Note: The MIB's must be loaded, otherwise the format does not work. To do so call the following at process startup:

async_session.init_snmplib()

Clone

Use this call to clone an existing session.

  • Input: Config options for the new session. Options not mentioned here are cloned from the existing session. The overriding options must be given as keyword arguments.
  • Output: Contextmanager which delivers the cloned session. For this clone open_session has been already called.

Example:

with sess.clone_session(community='private') as priv_sess:
    print priv_sess.set_oids(oids)

toggle_netsnmp_format_options

Control the format of the values if the flag get_netsnmp_string=True is used. Since the NET-SNMP functions for formatting are used, the corresponding format options are also supported. To get a list of all supported options see:

For example to enable 'quick view' and 'numeric oids use:

async_session.toggle_netsnmp_format_options('nq')

Keep in mind:

This function toggles the option.
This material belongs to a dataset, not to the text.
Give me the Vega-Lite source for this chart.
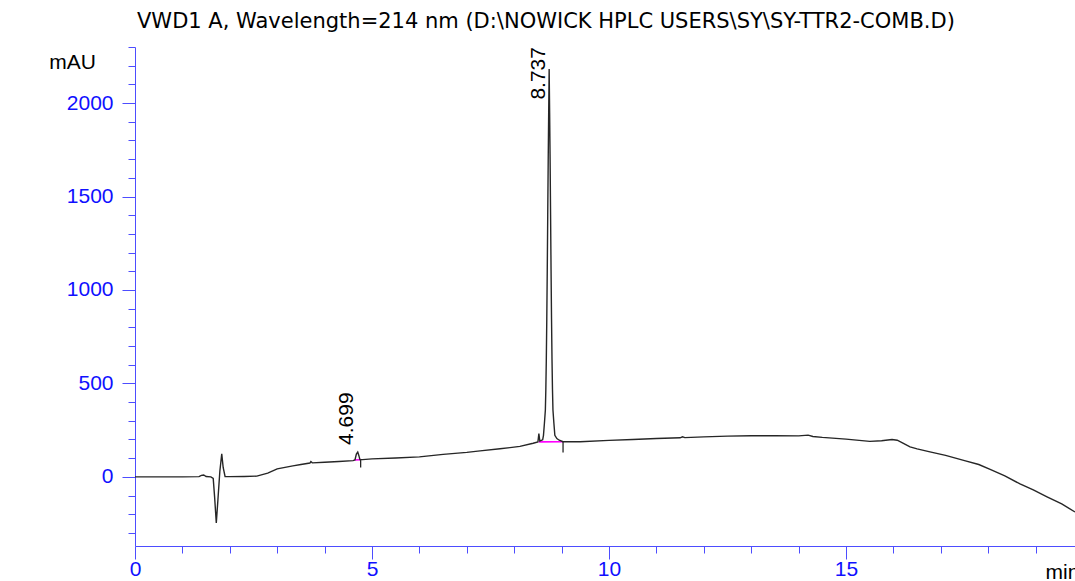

For example:

# Enables 'quick view'
async_session.toggle_netsnmp_format_options('q')

# Disables 'quick view'
async_session.toggle_netsnmp_format_options('q')

Furthermore these options are global for the entire process. So they affect all AsyncSession() at the same time. Hence the recommendation is to set them once at process startup.

Implementation Notes

Why the patch ? gevent_snmp works by replacing the calls to 'select()' inside libnetsnmp. So if libnetsnmp would call 'select()', gevent.socket.wait_read is called insted. Per default libnetsnmp does not allow to replace/override the calls to select. The patch to libnetsnmp just adds another function where the select could be replaced via a callback. The advantage of this patch is, that we can still use the synchronous 'high level' API of libnetsnmp. This synchronous 'high levell' is way more easier to use than the asynchronous 'low level' API. For example we get retry and timeout handling for free, because the synchronous 'high level' API implements them. Whereas the asynchronous 'low level' API does not support retry/timeout.

Have a look at netsnmp_patch.diff, its fairly easy and not intrusive at all.